Impacto das Denúncias
Mondlane tem usado estas acusações para mobilizar o eleitorado e reforçar a necessidade de reformas profundas no sistema eleitoral moçambicano, incluindo maior independência das instituições eleitorais e um processo eleitoral mais transparente. No entanto, as suas críticas também o têm tornado alvo de repressão política e tentativas de marginalização.
Mondlane fora do país
Venâncio Mondlane, encontra-se fora do país devido a questões de segurança. Após a morte de dois dos seus correligionários, em outubro de 2024, ele decidiu não regressar a Maputo para liderar os protestos contra o que considera uma fraude eleitoral. Mondlane, que estava a organizar uma série de greves e manifestações, afirmou que a sua ausência deve-se ao risco que correu após a violência direcionada aos seus apoiantes. O candidato expressou a sua determinação em continuar a luta pela "verdade eleitoral" e pela defesa da democracia no país, mas reforçou que o momento atual exigia cautela e uma mudança estratégica
Para terminar
Moçambique, enfrenta um momento crítico. As alegações de fraude eleitoral, a repressão de opositores e as tensões sociais colocam o regime da FRELIMO sob crescente pressão. A situação de Venâncio Mondlane reflete as dificuldades que muitos enfrentam ao desafiar o poder estabelecido, seja por meio da contestação pacífica ou pela denúncia pública.

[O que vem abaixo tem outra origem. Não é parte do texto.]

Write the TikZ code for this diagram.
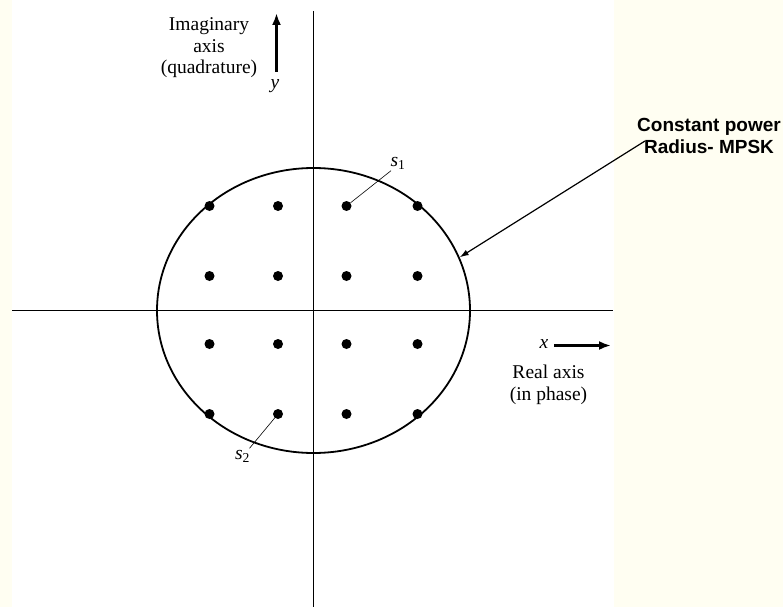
\documentclass[tikz,border=0pt]{standalone}
\usepackage{fontspec}
\setmainfont{Liberation Serif}
\newfontfamily\arialfont{Liberation Sans}
\usepackage{tikz}
\usetikzlibrary{shapes,arrows.meta,positioning,calc}
\usepackage{xcolor}
\definecolor{slidebg}{HTML}{FFFEF2}

\begin{document}
\begin{tikzpicture}[x=1pt, y=-1pt, every node/.style={font=\fontsize{19.5}{21.5}\selectfont},
    dot/.style={circle, fill=black, inner sep=0pt, minimum size=10pt},
    axis/.style={line width=1.1pt},
    leader/.style={line width=0.6pt},
    bigarrow/.style={-{Latex[length=12pt,width=9pt]}, line width=2.4pt}]
        \useasboundingbox (0,0) rectangle (783,607);
        \fill[slidebg] (0,0) rectangle (783,607);
        \fill[white] (12,0) rectangle (614,607);
        % axes
        \coordinate (ytop) at (313.5,11);
        \coordinate (ybot) at (313.5,607);
        \coordinate (xleft) at (12,310.5);
        \coordinate (xright) at (612.5,310.5);
        \draw[axis] (ytop) -- (ybot);
        \draw[axis] (xleft) -- (xright);
        \node[draw, ellipse, line width=1.8pt, inner sep=0pt, minimum width=313pt, minimum height=285pt] (circ) at (313.5,310.5) {};
        % constellation points
        \foreach \r/\yy in {1/206,2/276,3/344,4/414} {
            \foreach \c/\xx in {1/209.5,2/278,3/346.5,4/417.5} {
                \node[dot] (p\r\c) at (\xx,\yy) {};
            }
        }
        \node (s1) at (398,163) {\textit{s}\textsubscript{1}};
        \node (s2) at (242.5,456) {\textit{s}\textsubscript{2}};
        \draw[leader] ($(s1.south west)+(4,-2)$) -- (p13);
        \draw[leader] ($(s2.north east)+(-4,2)$) -- (p42);
        % axis labels
        \node[align=center] (imag) at (209,48) {Imaginary\\axis\\(quadrature)};
        \node (ylab) at (275,86) {\textit{y}};
        \coordinate (ya) at (276.5,72);
        \coordinate (yb) at (276.5,13);
        \draw[bigarrow] (ya) -- (yb);
        \node (xlab) at (544,344) {\textit{x}};
        \coordinate (xa) at (554,345.5);
        \coordinate (xb) at (611,345.5);
        \draw[bigarrow] (xa) -- (xb);
        \node[align=center] (real) at (548.5,385) {Real axis\\(in phase)};
        % annotation
        \node[align=center, font=\arialfont\bfseries\fontsize{19}{22}\selectfont] (cpow) at (709,136) {Constant power\\Radius- MPSK};
        \coordinate (cptail) at (645,141);
        \draw[-{Latex[length=9pt,width=6pt]}, line width=1.2pt] (cptail) -- (circ.20);
    \end{tikzpicture}
\end{document}
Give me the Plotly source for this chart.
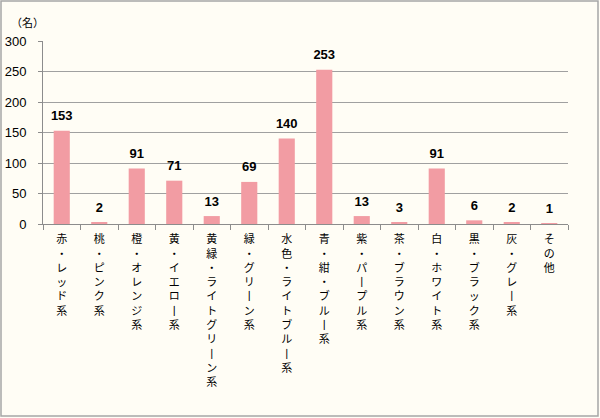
import plotly.graph_objects as go

categories = ['赤・レッド系', '桃・ピンク系', '橙・オレンジ系', '黄・イエロー系',
              '黄緑・ライトグリーン系', '緑・グリーン系', '水色・ライトブルー系',
              '青・紺・ブルー系', '紫・パープル系', '茶・ブラウン系', '白・ホワイト系',
              '黒・ブラック系', '灰・グレー系', 'その他']
counts = [153, 2, 91, 71, 13, 69, 140, 253, 13, 3, 91, 6, 2, 1]
y_ticks = [0, 50, 100, 150, 200, 250, 300]
unit_label = '（名）'


def vertical(text: str) -> str:
    """stack characters one per line, with the long vowel mark turned upright"""
    return '<br>'.join(ch if ch != 'ー' else '丨' for ch in text)


# plot area in pixels, used to place the frame and the unit label
W, H = 600, 418
L, R, T, B = 43, 32, 41, 194
pw, ph = W - L - R, H - T - B

fig = go.Figure()
fig.add_trace(go.Bar(
    x=categories, y=counts,
    marker=dict(color='#F29CA3', line=dict(width=0)),
    hoverinfo='x+y',
))
# value labels: an invisible marker sits on each bar top so the text clears it a bit
fig.add_trace(go.Scatter(
    x=categories, y=counts, mode='markers+text',
    marker=dict(size=10, opacity=0), text=counts, textposition='top center',
    textfont=dict(family='Liberation Sans', size=13, color='black', weight='bold'),
    cliponaxis=False, hoverinfo='skip',
))

fig.update_layout(
    width=W, height=H,
    margin=dict(l=L, r=R, t=T, b=B, autoexpand=False),
    paper_bgcolor='#FFFDF5', plot_bgcolor='#FFFDF5',
    bargap=0.57, showlegend=False,
    font=dict(family='Noto Sans CJK JP', color='black'),
    xaxis=dict(
        tickmode='array', tickvals=categories,
        ticktext=[vertical(c) for c in categories],
        range=[-0.5, len(categories) - 0.5],
        tickfont=dict(family='Liberation Sans, Noto Sans CJK JP', size=11),
        tickson='boundaries', ticks='outside', ticklen=5, tickcolor='#8C8C8C',
        ticklabelstandoff=5,
        showline=True, linecolor='#8C8C8C', linewidth=1, tickangle=0,
        showgrid=False, fixedrange=True,
    ),
    yaxis=dict(
        range=[0, 300], tickvals=y_ticks,
        tickfont=dict(family='Liberation Sans', size=13),
        ticks='outside', ticklen=4, tickcolor='#8C8C8C', ticklabelstandoff=9,
        showline=True, linecolor='#8C8C8C', linewidth=1,
        showgrid=True, gridcolor='#A0A0A0', gridwidth=1, zeroline=False,
    ),
    annotations=[dict(
        text=unit_label, xref='paper', yref='paper',
        x=(27 - L) / pw, y=(H - B - 22) / ph, xanchor='center', yanchor='middle',
        showarrow=False, font=dict(family='Noto Sans CJK JP', size=11),
    )],
    shapes=[dict(
        type='rect', xref='paper', yref='paper',
        x0=(1 - L) / pw, x1=(598 - L) / pw,
        y0=(H - B - 416) / ph, y1=(H - B - 1) / ph,
        line=dict(color='#A6A6A6', width=1.5),
    )],
)

# the page would otherwise put the default 8px body margin around the chart
fig.write_html('out.html', config={'displayModeBar': False},
               post_script="document.body.style.margin = '0';")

É essencial que Mondlane, não seja assassinado, o que é uma situação frequente em África, infelizmente.
O apoio crescente da população sugere que Moçambique pode estar à beira de uma transição política. O futuro do país dependerá de como a sociedade civil, os partidos políticos e as instituições internacionais responderão a estes desafios.
É essencial que a luta pela verdade eleitoral e pelos direitos fundamentais seja não apenas ouvida, mas eficazmente apoiada, para que o sonho de uma democracia plena se torne uma realidade em Moçambique.